Both scenarios illustrate how unmapped architectural debt turns into unpredictable financial surprises.

 So, how do you threat model a massive, undocumented brownfield system without boiling the ocean and burning your budget?  I believe it is incremental, and begins with understanding your exposure, and balancing intended, and unintended function to reality.

  • The Cost-Effective Approach: You do not need to model the entire legacy monolith in one sitting. Instead, you model the delta. When you add a new feature, expose a new API endpoint, or integrate a third-party service, you model that specific boundary. You threat model the changes and the highest-risk intersections. This turns a massive, paralyzing audit into a series of lightweight, continuous engineering checks.

  • Predicting the Surprises: This is where threat modeling moves from an architect’s whiteboard to the CFO’s spreadsheet. In brownfield systems, unmapped architectural debt is a ticking financial time bomb.

Without a model, you are entirely blind to where that debt will explode into an unpredictable financial surprise. By pragmatically mapping the blast radius in your existing systems, you fundamentally change the financial equation. You move from reactive panic to predictive forecasting.

If the threat model reveals that a legacy database cannot be natively secured, you don't wait for an event, a CVE, malware, or safety-related notice (e.g., FDA). You predictively plan the CAPEX to implement a network segmentation layer in next quarter's budget. It transforms security from an unpredictable, bottomless expense into a planned, manageable component of the engineering lifecycle.

The Verdict: Enablement over Friction

If you are only threat modeling to satisfy a security checklist, or treating it as a punitive audit, you are wasting money. Threat modeling is a multidisciplinary engineering exercise. It does not need to be perfect; it needs to be pragmatic, but you – the reader often have to sell it in non-cyber terms.  Here is a little take-away you can put on a slide and modify:

Why we should Threat Model

Domain

Direct Benefits (Immediate ROI)

Indirect Benefits (Long-term Wins)

Business Benefits / Effect on Profit

Potential Saving Examples

Engineering & Architecture

Catches fundamental design flaws before a single line of code is written.

Ensures system resilience and limits the "blast radius" when inevitable failures occur.

Reduces rework costs, shortens delivery cycles, and protects margins by preventing expensive architectural redesign late in development.

·         Saves ___$ in maintenance

·         Saves ___ $ in fixes after development, or reduces potential scaling debt

Product & Strategy

Accelerates time-to-market by eliminating late-stage, blocking rebuilds.

Creates reliable, degrade-gracefully architectures that protect the end-user experience.

Improves revenue capture through faster launches, stronger retention, and fewer customer-impacting failures that erode trust and sales.

·         Reduces chances of scaling debt when we go from # customer to # customers in a multi-tenant solution

·         Improves RFP response if we do X

Financial & Operations

Converts unpredictable OPEX surprises into planned, forecastable budget items.

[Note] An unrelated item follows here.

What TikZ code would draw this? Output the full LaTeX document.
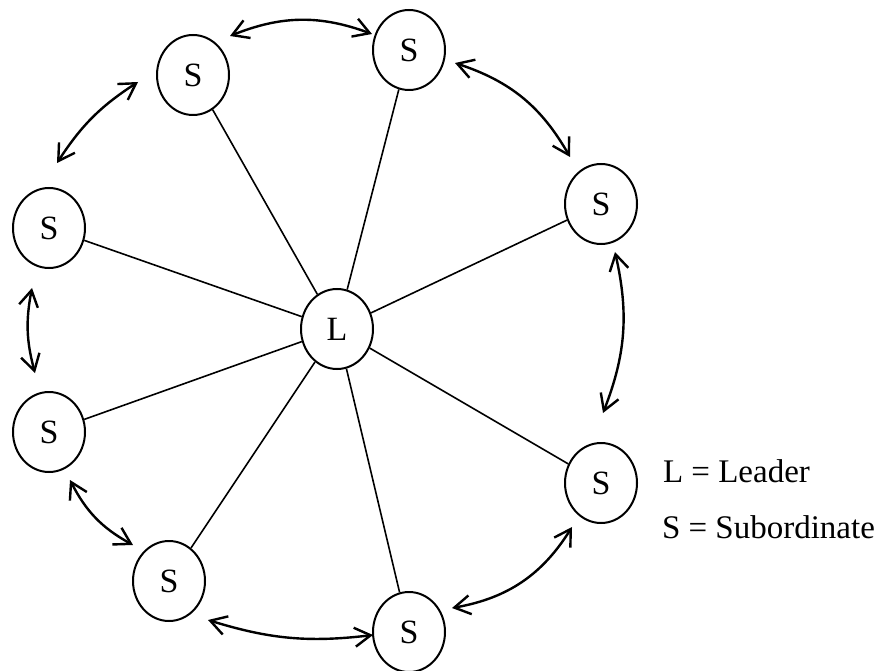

Drastically reduces expensive emergency incident response and developer burnout.

Stabilizes operating costs, improves budget accuracy, and preserves profitability by replacing crisis spending with planned investment.

·         Improves GTM speed which can give us a X headstart in market

·          ______

Compliance & Market Access

Streamlines regulatory approvals and certifications (e.g., EU CRA, FDA premarket).

Transforms proactive security from a compliance checklist into a competitive sales differentiator.

Opens regulated markets sooner, lowers sales friction, and supports premium positioning by demonstrating credible, defensible product diligence.

·         If applicable …. Prevent us from X and help us compete against Y

·         Reduce potential product certification costs if we plan for it.

When we view threat modeling as a tool to map our environment, contain our blast radii, build for smarter failures, and forecast our financial investments, the narrative changes. Cybersecurity transforms from a wasted expense into a business enabler. We save time to market by avoiding architectural dead-ends. We eliminate CAPEX and OPEX surprises. We produce a higher-quality, more resilient product.

And ultimately, everyone - from the engineering team to the board to the end consumer - wins.